According to the partnership, its primary goal is to defend American democracy, particularly the integrity and legitimacy of our electoral system. These are laudable, worthwhile goals, but the way EIP went about pursuing them demonstrates a paternalistic lack of faith in the intelligence of ordinary Americans. In their zeal to play gatekeeper, a group of elite institutions, partnering with government agencies, is picking and choosing what Americans see online. Whatever you want to call that, it isn’t democracy.
As the Supreme Court said, an Orwellian “Ministry of Truth” is antithetical not only to individual liberty, but also to the entire idea of self-government. Accordingly, the Court has stressed, our system is designed to discover truth "out of a multitude of tongues, [rather] than through any kind of authoritative selection.” It’s difficult for that process to play out unencumbered when the government itself has a policy of telling proxies whose tongues to cut out.
Transparency, arguably absolute transparency, is necessary to counter the free speech dangers that the EIP poses by policing inherently slippery concepts like“misinformation” and “disinformation.” The partnership does seem to understand the value of showing its cards. In its statement, the EIP stated that it “has always operated openly and transparently” and that any “insinuation that information about our operations or findings were secret up to this point is disproven by the two years of free, public content we have created.”
It would be more accurate to say that the EIP operated while hidden in plain sight. An obscure partnership between little-known research centers and ABC government agencies may be technically transparent, but that matters little if the vast majority of the population has no idea the arrangement exists. A large portion of the blame goes to the popular and resource-rich media outlets that weren’t interested in covering such developments for readers and viewers until a comparatively small conservative website did it for them.
Since the EIP was formed to exchange information between its partners in real time, it presumably could create a web tool to allow interested citizens and organizations to also watch it work in real time and provide some sort of due process for accounts flagged for disinformation. And if the partnership’s existence continues beyond the midterms, especially in the runup to the 2024 election, it should prioritize recruiting analysts who represent the ideological and political diversity of the American electorate and provide that data to the public.
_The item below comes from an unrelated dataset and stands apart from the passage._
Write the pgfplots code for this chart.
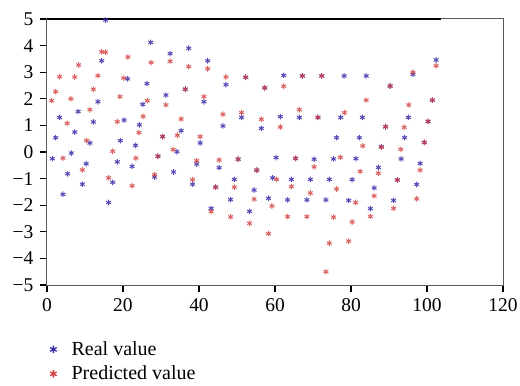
\documentclass[border=0pt]{standalone}
\usepackage{fontspec}
\setmainfont{Liberation Serif}
\usepackage{pgfplots}
\pgfplotsset{compat=1.18}
\definecolor{realc}{RGB}{55,45,170}
\definecolor{predc}{RGB}{210,60,60}
\begin{document}
\begin{tikzpicture}
\begin{axis}[
  name=ax,
  scale only axis,
  width=456pt, height=266pt,
  xmin=0, xmax=120, ymin=-5, ymax=5,
  xtick={0,20,...,120}, ytick={-5,-4,...,5},
  xticklabels={0,20,40,60,80,100,120},
  yticklabels={−5,−4,−3,−2,−1,0,1,2,3,4,5},
  tick align=outside, tick pos=left,
  major tick length=7pt,
  tick style={black, line width=1.2pt},
  axis line style={black!65, line width=1pt},
  tick label style={font=\fontsize{19.5}{22}\selectfont},
  xticklabel style={yshift=-3pt},
  yticklabel style={xshift=-3pt},
  clip=false,
  legend style={at={(axis description cs:0,-0.205)}, anchor=north west,
    draw=none, fill=none, font=\fontsize{20}{22}\selectfont,
    row sep=5pt, inner xsep=0pt, inner ysep=0pt, cells={anchor=west}},
  legend image code/.code={\path (0pt,0pt) (22pt,0pt); \draw[#1, mark size=3.8pt, mark options={opacity=1, line width=1.3pt}] plot coordinates {(6pt,0pt)};},
]
% top black line
\addplot[black, line width=2.4pt, forget plot] coordinates {(0,5) (103.7,5)};
\addplot[only marks, mark=asterisk, mark size=2.8pt, color=realc, mark options={line width=1pt, opacity=0.85}] coordinates {
(1.4,-0.25)(2.3,0.54)(3.3,1.30)(4.2,-1.59)(5.4,-0.82)(6.4,-0.04)(7.3,0.75)(8.2,1.52)(9.3,-1.21)(10.3,-0.44)
(11.3,0.34)(12.2,1.13)(13.4,1.89)(14.4,3.43)(15.4,4.96)(16.2,-1.90)(17.3,-1.14)(18.5,-0.37)(19.3,0.43)(20.3,1.20)
(21.2,2.75)(22.4,-0.54)(23.3,0.25)(24.3,1.02)(25.2,1.79)(26.3,2.57)(27.3,4.12)(28.3,-0.94)(29.2,-0.16)(30.4,0.58)
(31.3,2.14)(32.4,3.70)(33.3,-0.75)(34.2,0.01)(35.3,0.80)(36.4,2.36)(37.3,3.90)(38.3,-1.21)(39.4,-0.45)(40.3,0.34)
(41.3,1.89)(42.3,3.43)(43.2,-2.12)(44.4,-1.32)(45.3,-0.59)(46.3,0.98)(47.1,2.53)(48.3,-1.79)(49.3,-1.03)(50.3,-0.27)
(51.2,1.30)(52.3,2.81)(53.3,-2.23)(54.5,-1.43)(55.2,-0.68)(56.4,0.89)(57.3,2.41)(58.3,-1.74)(59.4,-0.97)(60.3,-0.21)
(61.4,1.33)(62.3,2.88)(63.3,-1.80)(64.3,-1.03)(65.4,-0.24)(66.4,1.30)(67.2,2.86)(68.4,-1.80)(69.3,-1.03)(70.3,-0.27)
(71.3,1.30)(72.3,2.86)(73.4,-1.80)(74.3,-1.03)(75.4,-0.26)(76.2,0.54)(77.3,1.30)(78.2,2.86)(79.4,-1.82)(80.3,-1.04)
(81.3,-0.25)(82.2,0.54)(83.0,1.30)(84.0,2.86)(85.1,-2.13)(86.1,-1.35)(87.2,-0.58)(88.0,0.20)(89.1,0.95)(90.3,2.48)
(91.2,-1.82)(92.2,-1.05)(93.2,-0.26)(94.1,0.54)(95.1,1.30)(96.3,2.92)(97.3,-1.22)(98.2,-0.43)(99.3,0.36)(100.3,1.15)
(101.4,1.95)(102.4,3.46)
};
\addlegendentry{Real value}
\addplot[only marks, mark=asterisk, mark size=2.8pt, color=predc, mark options={line width=1pt, opacity=0.8}] coordinates {
(1.2,1.93)(2.3,2.27)(3.3,2.83)(4.2,-0.23)(5.3,1.08)(6.3,2.00)(7.3,2.82)(8.3,3.27)(9.3,-0.67)(10.4,0.43)
(11.3,1.59)(12.2,2.36)(13.4,2.87)(14.4,3.77)(15.4,3.75)(16.2,-0.97)(17.3,0.03)(18.5,1.14)(19.2,2.08)(20.2,2.78)
(21.3,3.57)(22.4,-1.27)(23.4,-0.23)(24.2,0.73)(25.3,1.34)(26.4,1.93)(27.4,3.36)(28.3,-0.85)(29.2,-0.16)(30.4,0.58)
(31.3,1.77)(32.4,3.41)(33.2,0.09)(34.3,0.63)(35.3,1.24)(36.4,2.36)(37.3,3.21)(38.3,-1.04)(39.4,-0.33)(40.3,0.58)
(41.3,2.08)(42.3,3.13)(43.2,-2.24)(44.4,-1.32)(45.3,-0.30)(46.3,1.42)(47.1,2.82)(48.3,-2.44)(49.3,-1.32)(50.3,-0.27)
(51.2,1.48)(52.3,2.81)(53.3,-2.68)(54.5,-1.77)(55.2,-0.68)(56.4,1.23)(57.3,2.41)(58.3,-3.07)(59.2,-2.03)(60.4,-1.03)
(61.4,0.94)(62.3,2.47)(63.3,-2.43)(64.3,-1.30)(65.4,-0.24)(66.4,1.59)(67.2,2.86)(68.4,-2.43)(69.3,-1.54)(70.3,-0.56)
(71.3,1.30)(72.3,2.86)(73.4,-4.50)(74.3,-3.43)(75.4,-2.45)(76.2,-1.39)(77.2,-0.20)(78.3,1.48)(79.4,-3.35)(80.3,-2.63)
(81.2,-1.90)(82.4,-0.73)(83.1,0.23)(84.0,1.95)(85.1,-2.42)(86.1,-1.65)(87.2,-0.80)(88.0,0.18)(89.1,0.95)(90.3,2.48)
(91.2,-2.12)(92.2,-1.05)(93.1,0.10)(94.0,0.93)(95.2,1.77)(96.3,3.00)(97.3,-1.76)(98.2,-0.68)(99.3,0.36)(100.3,1.15)
(101.4,1.95)(102.4,3.24)
};
\addlegendentry{Predicted value}
\end{axis}
\pgfresetboundingbox
\path ([xshift=-47pt,yshift=-100pt]ax.south west) rectangle ([xshift=17pt,yshift=19pt]ax.north east);
\end{tikzpicture}
\end{document}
With the potential for abuse so grave, blog posts, Twitter threads, and downloadable after-action reports won’t cut it. Radical transparency is the least voters should expect of such a partnership at least partially funded by taxpayer money and involving elements of the national security bureaucracy. Such a commitment would go a long way toward demonstrating to the public that the EIP has nothing to hide—and is glad to have the American people watch it like a hawk.